The Balkans and North Africa (1940-1941)
In fact, Hitler had told his generals in late July 1940 that the next attack would be on the USSR. There, he said, Germany would get its “living space” and defeat Britain as well. He claimed the British were only being kept in the war by the hope of a falling-out between Germany and the USSR. When the Soviets had been defeated and British positions in India and the Middle East were threatened, he believed that Britain would make peace. Hitler wanted to start in the fall of 1940, but his advisers persuaded him to avoid the risks of a winter campaign in the Soviet Union and wait until the spring.

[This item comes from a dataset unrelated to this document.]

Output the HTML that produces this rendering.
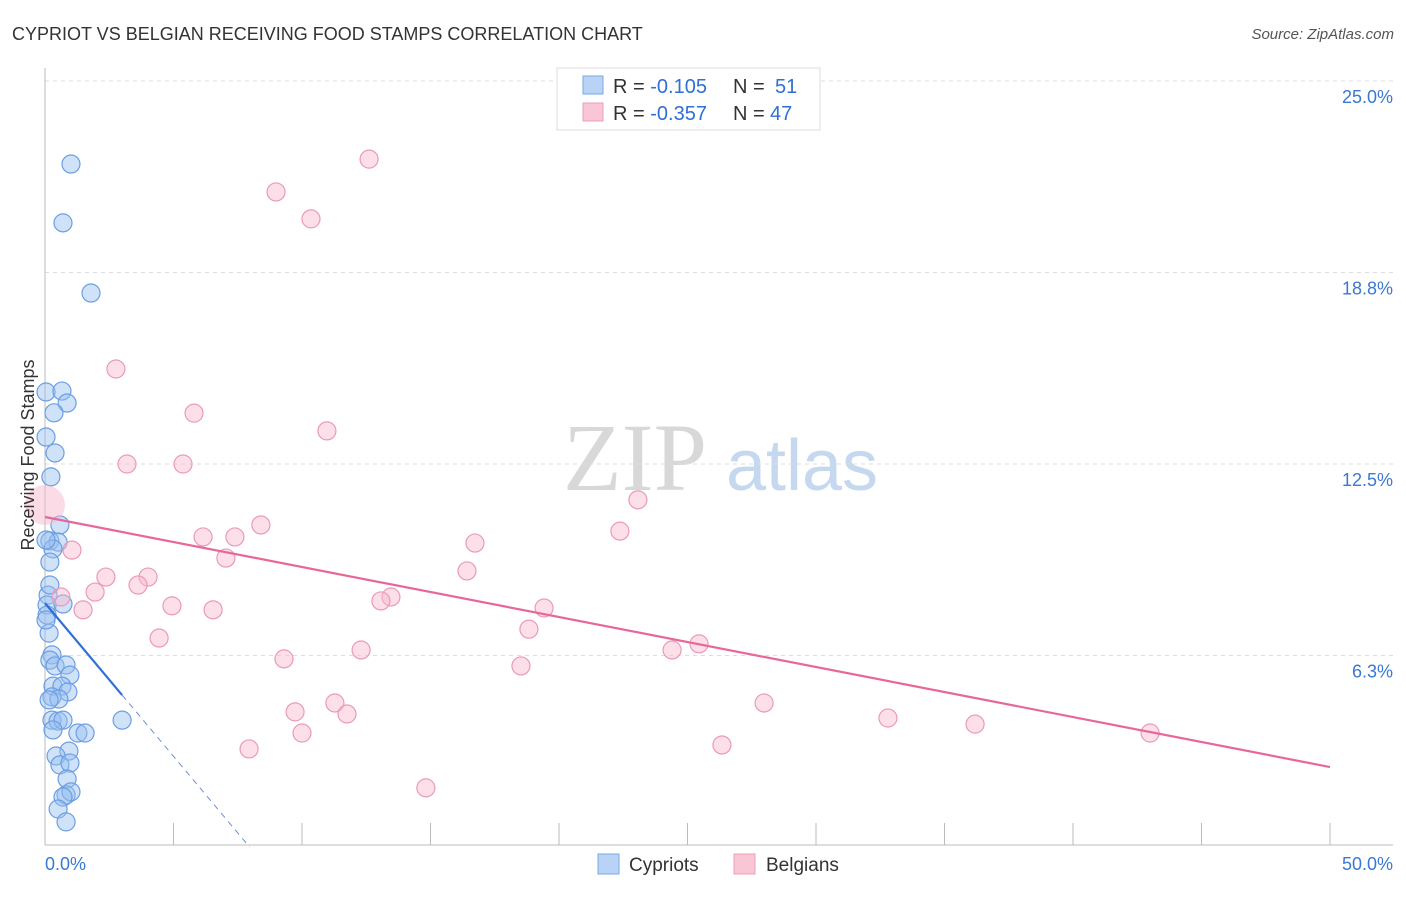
<!DOCTYPE html>
<html><head><meta charset="utf-8">
<style>
body{margin:0;background:#fff;font-family:"Liberation Sans",sans-serif;}
svg text{font-family:"Liberation Sans",sans-serif;}
</style></head>
<body>
<svg id="chart" width="1406" height="892" xmlns="http://www.w3.org/2000/svg">
<text x="12" y="40" font-size="18" fill="#333">CYPRIOT VS BELGIAN RECEIVING FOOD STAMPS CORRELATION CHART</text>
<text x="1394" y="39" font-size="15" fill="#555" font-style="italic" text-anchor="end">Source: ZipAtlas.com</text>
<g>
<text x="635" y="490" font-size="96" fill="#d8d8d8" style="font-family:'Liberation Serif',serif" text-anchor="middle">ZIP</text>
<text x="802" y="490" font-size="72" fill="#c5d8ef" text-anchor="middle">atlas</text>
</g>
<g id="grid"></g>
<g id="axes"></g>
<g id="marks"></g>
<text transform="translate(34,455) rotate(-90)" font-size="18" fill="#333" text-anchor="middle">Receiving Food Stamps</text>
<g>
<rect x="557" y="68" width="263" height="62" fill="#fff" stroke="#ddd"/>
<rect x="583" y="76" width="20" height="18" fill="#b8d3f5" stroke="#7aa7e3"/>
<rect x="583" y="103" width="20" height="18" fill="#f9c6d6" stroke="#eaa0b9"/>
<text x="613" y="93" font-size="20" fill="#333">R = <tspan fill="#2f6fd6">-0.105</tspan><tspan x="733">N = </tspan><tspan x="775" fill="#2f6fd6">51</tspan></text>
<text x="613" y="120" font-size="20" fill="#333">R = <tspan fill="#2f6fd6">-0.357</tspan><tspan x="733">N = </tspan><tspan x="770" fill="#2f6fd6">47</tspan></text>
</g>
<g>
<rect x="598" y="854" width="21" height="20" fill="#b8d3f5" stroke="#7aa7e3"/>
<text x="629" y="871" font-size="19" fill="#333">Cypriots</text>
<rect x="734" y="854" width="21" height="20" fill="#f9c6d6" stroke="#eaa0b9"/>
<text x="766" y="871" font-size="19" fill="#333">Belgians</text>
</g>
</svg>
<script>
const yTicks=[6.25,12.5,18.75,25];
const yTickLabels=["6.3%","12.5%","18.8%","25.0%"];
const xTicks=[0,5,10,15,20,25,30,35,40,45,50];
const cypX=[1.01,0.70,1.79,0.04,0.66,0.86,0.35,0.04,0.39,0.23,0.58,0.19,0.51,0.31,0.19,0.12,0.08,0.70,0.08,0.16,0.27,0.19,0.39,0.82,0.97,0.31,0.66,0.89,0.27,0.54,0.27,0.51,0.70,0.31,1.28,1.56,3.00,0.93,0.43,0.58,0.97,0.86,0.82,1.01,0.70,0.51,0.82,0.04,0.19,0.04,0.16];
const cypY=[22.29,20.37,18.08,14.85,14.88,14.49,14.17,13.38,12.86,12.08,10.51,9.99,9.95,9.73,9.30,8.22,7.90,7.93,7.57,6.98,6.27,6.10,5.91,5.94,5.61,5.25,5.25,5.06,4.90,4.83,4.14,4.11,4.14,3.82,3.72,3.72,4.14,3.13,2.97,2.68,2.74,2.22,1.70,1.80,1.63,1.24,0.82,7.41,8.55,10.02,4.80];
const belX=[12.61,8.99,10.35,2.76,5.80,10.97,3.19,5.37,23.07,8.40,22.37,6.15,7.39,16.73,1.05,7.04,16.42,2.37,4.01,3.62,1.95,13.46,13.07,0.62,4.94,1.48,6.54,19.42,18.83,4.44,25.45,24.40,12.30,9.30,18.52,11.28,27.98,9.73,11.75,32.80,36.19,10.00,43.00,26.34,7.94,14.82];
const belY=[22.45,21.38,20.50,15.60,14.16,13.58,12.50,12.50,11.33,10.51,10.31,10.12,10.12,9.92,9.69,9.43,9.01,8.81,8.81,8.55,8.32,8.16,8.03,8.16,7.87,7.74,7.74,7.80,7.11,6.82,6.63,6.43,6.43,6.14,5.91,4.70,4.70,4.41,4.34,4.21,4.01,3.72,3.72,3.33,3.20,1.93];
const belBig=[0,11.16];
const belTrend=[10.77,2.61];
const cypTrend=[7.96,4.96,3.0];
const NS="http://www.w3.org/2000/svg";
const X=v=>45+v*25.7, Y=v=>847-v*30.64;
function mk(tag,attrs,parent){const e=document.createElementNS(NS,tag);for(const k in attrs)e.setAttribute(k,attrs[k]);document.getElementById(parent).appendChild(e);return e;}
yTicks.forEach((t,i)=>{
 const l=mk('line',{x1:45,x2:1393,y1:Y(t),y2:Y(t),stroke:'#ddd','stroke-dasharray':'4,4'},'grid');
 
 
 const tx=mk('text',{x:1393,y:Y(t)+22,'font-size':18,fill:'#3a78d4','text-anchor':'end'},'axes');
 tx.textContent=yTickLabels[i];
 
 
});
let ax=mk('line',{x1:45,x2:45,y1:68,y2:845,stroke:'#bbb'},'axes');


ax=mk('line',{x1:45,x2:1393,y1:845,y2:845,stroke:'#bbb'},'axes');


xTicks.forEach(t=>{const l=mk('line',{x1:X(t),x2:X(t),y1:823,y2:845,stroke:'#bbb'},'axes');
 
 });
let t0=mk('text',{x:45,y:870,'font-size':18,fill:'#3a78d4'},'axes');t0.textContent='0.0%';


let t1=mk('text',{x:1393,y:870,'font-size':18,fill:'#3a78d4','text-anchor':'end'},'axes');t1.textContent='50.0%';


cypX.forEach((x,i)=>{const c=mk('circle',{cx:X(x),cy:Y(cypY[i]),r:9,fill:'rgba(150,190,240,0.45)',stroke:'#6c9ee3','stroke-width':1.2},'marks');
 
 });
belX.forEach((x,i)=>{const c=mk('circle',{cx:X(x),cy:Y(belY[i]),r:9,fill:'rgba(248,185,205,0.45)',stroke:'#eb9ab5','stroke-width':1.2},'marks');
 
 });
const bb=mk('circle',{cx:X(belBig[0]),cy:Y(belBig[1]),r:20,fill:'rgba(248,185,205,0.5)',stroke:'none'},'marks');


const pl=mk('line',{x1:X(0),y1:Y(belTrend[0]),x2:X(50),y2:Y(belTrend[1]),stroke:'#e8679a','stroke-width':2.2},'marks');


const slope=(cypTrend[1]-cypTrend[0])/cypTrend[2];
const xz=-cypTrend[0]/slope;
const bl=mk('line',{x1:X(0),y1:Y(cypTrend[0]),x2:X(cypTrend[2]),y2:Y(cypTrend[1]),stroke:'#2f6fd6','stroke-width':2.2},'marks');


const bd=mk('line',{x1:X(cypTrend[2]),y1:Y(cypTrend[1]),x2:X(xz),y2:Y(0),stroke:'#6c90d8','stroke-width':1,'stroke-dasharray':'6,5'},'marks');


const topGrid=mk('line',{x1:45,x2:1393,y1:Y(25),y2:Y(25),stroke:'#ddd','stroke-dasharray':'4,4'},'grid');


</script>
</body></html>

Meanwhile, Germany’s ally, Mussolini, had staged an unsuccessful attack (September 1940) on British-occupied Egypt from the Italian colony of Libya and an equally abortive invasion (October 1940) of Greece. In response to the latter move, the British occupied airfields on Crete (Kríti) and in Greece. Hitler did not want British planes within striking distance of his one major oil source, the Ploieşti fields in Romania, and in November he began to prepare an operation against Greece. Early in 1941 British forces pushed the Italians back into Libya, and in February Hitler sent General Erwin Rommel with a two-division tank corps, the Afrika Korps, to help his allies. Because he would need to cross their territory to get at Greece (and the Soviet Union), Hitler brought Romania and Hungary into the Axis alliance in November 1940; Bulgaria joined in March 1941. When Yugoslavia refused to follow suit, Hitler ordered an invasion of that country.
Yugoslavia
The operations against Greece and Yugoslavia began on April 6, 1941. The Germans’ primary difficulty with the attack on Yugoslavia was in pulling together an army of nine divisions from Germany and France in less than ten days. They had to limit themselves for several days to air raids and border skirmishing. On April 10 they opened drives on Belgrade from the northwest, north, and southeast. The city fell on April 13, and the Yugoslav army surrendered the next day. Yugoslavia, however, was easier to take than it would be to hold. Guerrillas—Četniks under Draža Mihajlović and partisans under Josip Broz Tito—fought throughout the war.
Greece
The Greek army of 430,000, unlike the Yugoslav, was fully mobilized, and to some extent battle tested, but national pride compelled it to try to defend the Metaxas line northeast of Salonika. By one short thrust to Salonika, the Germans forced the surrender on April 9 of the line and about half of the Greek army. After the Greek First Army, pulling out of Albania, was trapped at the Metsóvon Pass and surrendered on April 22, the British force of some 62,000 troops retreated southward. Thereafter, fast German drives—to the Isthmus of Corinth by April 27 and through the Pelopónnisos by April 30— forced the British into an evacuation that cost them 12,000 men. An airborne assault on May 20-27 also brought Crete into German hands. Meanwhile, Rommel had launched a successful counteroffensive against the British in Libya, expelling them from the country (except for an isolated garrison at Tobruk) by April 1941.